Do you have a must-clip Clippit footage moment?
Well, I’d have to say it’s tough to beat that catch that happened on Sunday (Odell Beckham Jr.’s gravity-defying clip that nearly destroyed the internet) as far as ones that have already happened. That was pretty amazing. I was watching it — I didn’t clip it myself because I figured someone else would Clippit and they did. But, personally, I like it and use it because I start my day on Facebook and so many of my friends post good articles about national events or world news or technology or science or stuff like that. And so when I go to Facebook in the morning, I see who’s posted what, and that might be my news feed for the day. If not, I’m a news junkie, so what I do with Clippit is, I watch the news and talk shows and the BBC and stuff, and so when I see something relevant to my friends and me, I will clip that and find a way to use it as a comment — talk about whatever is going on in the Middle East or whatever. Will that be a lot of clips? I don’t know, but that’s certainly where me and my friends will go more often than, say, touchdowns. The other thing is, younger people will do this instead of using GIFs, right? Because you can do a nifty little six-second blooper on somebody’s funny expression or some weird phrase. My son, the other day, we were watching a Seinfeld re-run and it was a funny little ten seconds … he got that and it was really pretty funny and then he got commented on it and his friends commented on it, so I think we’ll be pretty surprised on what is a “Clippable moment” for various people.

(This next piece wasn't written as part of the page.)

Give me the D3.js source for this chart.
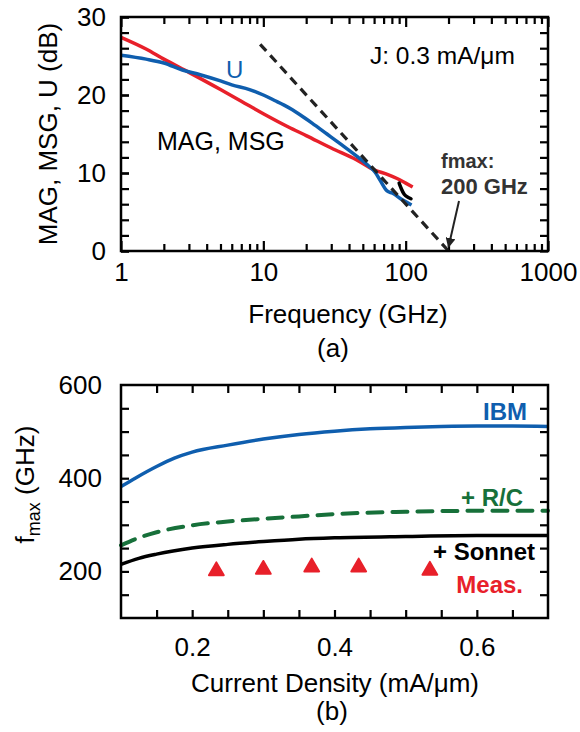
<!DOCTYPE html>
<html><head><meta charset="utf-8">
<script src="https://cdn.jsdelivr.net/npm/d3@7"></script>
<style>
body{margin:0;background:#fff;}
svg{display:block;font-family:"Liberation Sans",Arial,sans-serif;}
</style></head>
<body><svg id="c" width="580" height="732"></svg>
<script>
// ---- Panel (a) data ----
const freqTicks = [1, 10, 100, 1000];
const gainTicks = [0, 10, 20, 30];
const magMsg = [[1,27.4],[1.5,25.9],[2,24.6],[3,22.9],[5,20.7],[7,19.2],[10,17.6],[15,15.9],[20,14.8],[30,13.2],[45,11.7],[60,10.4],[75,9.8],[87,9.3],[100,8.7],[112,8.2]];
const uGain = [[1,25.1],[1.5,24.6],[2,24.1],[2.7,23.2],[3.6,22.6],[5,21.8],[6,21.3],[8,20.7],[10,20.0],[12,19.3],[14,18.7],[16,18.1],[18,17.5],[22,16.4],[28,15.0],[35,13.7],[45,12.2],[55,10.9],[61,10.1],[66,9.1],[74,7.7],[81,7.4],[94,6.6],[110,5.9]];
const hook = [[90,8.7],[93,8.0],[97.5,7.2],[103,6.9],[109,6.7]];
const fmaxLine = [[9.5,26.5],[200,0]];
// ---- Panel (b) data ----
const jTicks = [0.2, 0.4, 0.6];
const fTicks = [200, 400, 600];
const ibm = [[0.1,382],[0.12,400],[0.15,425],[0.175,443],[0.2,456],[0.25,471],[0.3,484],[0.35,494],[0.4,501],[0.45,506],[0.5,509],[0.55,511],[0.6,512],[0.65,512],[0.7,511]];
const rc = [[0.1,256],[0.125,272],[0.15,284],[0.2,299],[0.25,307],[0.3,313],[0.35,318],[0.4,323],[0.5,328],[0.6,330],[0.7,330]];
const sonnet = [[0.1,215],[0.125,228],[0.15,237],[0.2,250],[0.25,258],[0.3,264],[0.35,269],[0.4,272],[0.5,275],[0.6,277],[0.7,277]];
const meas = [[0.234,201],[0.3,204],[0.368,209],[0.434,209],[0.534,202]];

const svg = d3.select("#c");
const RED="#e8202a", BLUE="#0f5eae", GREEN="#17703a";
const FS=26;

// ================= Panel (a) =================
const A = {l:121, r:548, t:17, b:251};
const xa = d3.scaleLog().domain([1,1000]).range([A.l,A.r]);
const ya = d3.scaleLinear().domain([0,30]).range([A.b,A.t]);
const ga = svg.append("g");

const minorF = [];
[1,10,100].forEach(d=>{for(let k=2;k<=9;k++) minorF.push(d*k);});
const minorG = d3.range(0,31,2);

function styleAxis(g){g.select(".domain").remove();g.selectAll(".tick line").attr("stroke","#000").attr("stroke-width",2.2);g.selectAll("text").attr("font-size",FS).attr("fill","#000").attr("font-family","Liberation Sans, Arial, sans-serif");}

ga.append("g").attr("transform",`translate(0,${A.b})`).call(d3.axisBottom(xa).tickValues(freqTicks).tickFormat(d3.format("d")).tickSizeInner(-10).tickSizeOuter(0).tickPadding(12)).call(styleAxis);
ga.append("g").attr("transform",`translate(0,${A.b})`).call(d3.axisBottom(xa).tickValues(minorF).tickFormat("").tickSizeInner(-7).tickSizeOuter(0)).call(styleAxis);
ga.append("g").attr("transform",`translate(0,${A.t})`).call(d3.axisTop(xa).tickValues(freqTicks).tickFormat("").tickSizeInner(-10).tickSizeOuter(0)).call(styleAxis);
ga.append("g").attr("transform",`translate(0,${A.t})`).call(d3.axisTop(xa).tickValues(minorF).tickFormat("").tickSizeInner(-7).tickSizeOuter(0)).call(styleAxis);
ga.append("g").attr("transform",`translate(${A.l},0)`).call(d3.axisLeft(ya).tickValues(gainTicks).tickSizeInner(-8).tickSizeOuter(0).tickPadding(15)).call(styleAxis);
ga.append("g").attr("transform",`translate(${A.l},0)`).call(d3.axisLeft(ya).tickValues(minorG).tickFormat("").tickSizeInner(-8).tickSizeOuter(0)).call(styleAxis);
ga.append("g").attr("transform",`translate(${A.r},0)`).call(d3.axisRight(ya).tickValues(minorG).tickFormat("").tickSizeInner(-8).tickSizeOuter(0)).call(styleAxis);

const la = d3.line().x(d=>xa(d[0])).y(d=>ya(d[1])).curve(d3.curveMonotoneX);
ga.append("path").datum(magMsg).attr("d",la).attr("fill","none").attr("stroke",RED).attr("stroke-width",3.5);
ga.append("path").datum(uGain).attr("d",la).attr("fill","none").attr("stroke",BLUE).attr("stroke-width",3.5);
ga.append("path").datum(fmaxLine).attr("d",d3.line().x(d=>xa(d[0])).y(d=>ya(d[1]))).attr("fill","none").attr("stroke","#222").attr("stroke-width",3.2).attr("stroke-dasharray","9,6");
ga.append("path").datum(hook).attr("d",d3.line().x(d=>xa(d[0])).y(d=>ya(d[1])).curve(d3.curveBasis)).attr("fill","none").attr("stroke","#000").attr("stroke-width",3.5).attr("stroke-linecap","round");

ga.append("rect").attr("x",A.l).attr("y",A.t).attr("width",A.r-A.l).attr("height",A.b-A.t).attr("fill","none").attr("stroke","#000").attr("stroke-width",2.5);

ga.append("text").attr("x",226).attr("y",78).attr("font-size",24).attr("fill",BLUE).text("U");
ga.append("text").attr("x",157).attr("y",150).attr("font-size",25).attr("fill","#000").text("MAG, MSG");
ga.append("text").attr("x",370).attr("y",64).attr("font-size",24.5).attr("fill","#000").text("J: 0.3 mA/μm");
ga.append("text").attr("x",441).attr("y",168).attr("font-size",20).attr("font-weight","bold").attr("fill","#333").text("fmax:");
ga.append("text").attr("x",441).attr("y",194).attr("font-size",22).attr("font-weight","bold").attr("fill","#333").text("200 GHz");

svg.append("defs").append("marker").attr("id","ah").attr("viewBox","0 0 10 10").attr("refX",9).attr("refY",5).attr("markerWidth",5).attr("markerHeight",5).attr("orient","auto")
 .append("path").attr("d","M0,0L10,5L0,10z").attr("fill","#222");
ga.append("line").attr("x1",459).attr("y1",201).attr("x2",xa(200)).attr("y2",247).attr("stroke","#222").attr("stroke-width",2).attr("marker-end","url(#ah)");

ga.append("text").attr("transform",`translate(57,${(A.t+A.b)/2}) rotate(-90)`).attr("text-anchor","middle").attr("font-size",FS).text("MAG, MSG, U (dB)");
ga.append("text").attr("x",348).attr("y",323).attr("text-anchor","middle").attr("font-size",FS).text("Frequency (GHz)");
ga.append("text").attr("x",333).attr("y",357).attr("text-anchor","middle").attr("font-size",FS).text("(a)");

// ================= Panel (b) =================
const B = {l:121, r:548, t:385, b:618};
const xb = d3.scaleLinear().domain([0.1,0.7]).range([B.l,B.r]);
const yb = d3.scaleLinear().domain([100,600]).range([B.b,B.t]);
const gb = svg.append("g");
const minorJ = d3.range(0.15,0.7,0.05).map(d=>+d.toFixed(2));
const minorY = d3.range(150,600,50);

gb.append("g").attr("transform",`translate(0,${B.b})`).call(d3.axisBottom(xb).tickValues(jTicks).tickFormat(d3.format(".1f")).tickSizeInner(0).tickSizeOuter(0).tickPadding(20)).call(styleAxis);
gb.append("g").attr("transform",`translate(0,${B.b})`).call(d3.axisBottom(xb).tickValues(minorJ).tickFormat("").tickSizeInner(-8).tickSizeOuter(0)).call(styleAxis);
gb.append("g").attr("transform",`translate(0,${B.t})`).call(d3.axisTop(xb).tickValues(minorJ).tickFormat("").tickSizeInner(-8).tickSizeOuter(0)).call(styleAxis);
gb.append("g").attr("transform",`translate(${B.l},0)`).call(d3.axisLeft(yb).tickValues(fTicks).tickSizeInner(0).tickSizeOuter(0).tickPadding(19)).call(styleAxis);
gb.append("g").attr("transform",`translate(${B.l},0)`).call(d3.axisLeft(yb).tickValues(minorY).tickFormat("").tickSizeInner(-8).tickSizeOuter(0)).call(styleAxis);
gb.append("g").attr("transform",`translate(${B.r},0)`).call(d3.axisRight(yb).tickValues(minorY).tickFormat("").tickSizeInner(-8).tickSizeOuter(0)).call(styleAxis);

const lb = d3.line().x(d=>xb(d[0])).y(d=>yb(d[1])).curve(d3.curveMonotoneX);
gb.append("path").datum(ibm).attr("d",lb).attr("fill","none").attr("stroke",BLUE).attr("stroke-width",3.5);
gb.append("path").datum(rc).attr("d",lb).attr("fill","none").attr("stroke",GREEN).attr("stroke-width",4).attr("stroke-dasharray","15,10").attr("stroke-linecap","round");
gb.append("path").datum(sonnet).attr("d",lb).attr("fill","none").attr("stroke","#000").attr("stroke-width",3.5);
gb.selectAll(".tri").data(meas).enter().append("path")
  .attr("d",d3.symbol().type(d3.symbolTriangle).size(95))
  .attr("transform",d=>`translate(${xb(d[0])},${yb(d[1])})`)
  .attr("fill",RED).attr("stroke",RED).attr("stroke-width",2).attr("stroke-linejoin","round");

gb.append("rect").attr("x",B.l).attr("y",B.t).attr("width",B.r-B.l).attr("height",B.b-B.t).attr("fill","none").attr("stroke","#000").attr("stroke-width",2.5);

gb.append("text").attr("x",527).attr("y",420).attr("text-anchor","end").attr("font-size",24).attr("font-weight","bold").attr("fill",BLUE).text("IBM");
gb.append("text").attr("x",523).attr("y",506).attr("text-anchor","end").attr("font-size",24).attr("font-weight","bold").attr("fill",GREEN).text("+ R/C");
gb.append("text").attr("x",535).attr("y",560).attr("text-anchor","end").attr("font-size",24).attr("font-weight","bold").attr("fill","#000").text("+ Sonnet");
gb.append("text").attr("x",523).attr("y",593).attr("text-anchor","end").attr("font-size",24).attr("font-weight","bold").attr("fill",RED).text("Meas.");

const yt = gb.append("text").attr("transform",`translate(34,${(B.t+B.b)/2 - 17}) rotate(-90)`).attr("text-anchor","middle").attr("font-size",FS);
yt.append("tspan").text("f");
yt.append("tspan").attr("font-size",18).attr("dy",6).text("max");
yt.append("tspan").attr("dy",-6).text(" (GHz)");
gb.append("text").attr("x",335).attr("y",692).attr("text-anchor","middle").attr("font-size",FS).text("Current Density (mA/μm)");
gb.append("text").attr("x",332).attr("y",720).attr("text-anchor","middle").attr("font-size",FS).text("(b)");
</script></body></html>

One thing to keep in mind is that this is very beneficial to media companies — it’s their beautiful content, it gives attribution to them, it’s like free advertising on a Facebook feed. You know those ads that go by on your Twitter or Facebook feed — those cost real money and now you’re posting them for free for the media companies. It’s really good for them. If they decide to participate in the revenue and the data, even better. So I think it’s very clear that this is a big positive for those folks.
Thanks, Jim! Hopefully this Clippit replaces the memory of that other Clippit — that annoying, talking Microsoft Office paperclip — in your mind’s eye.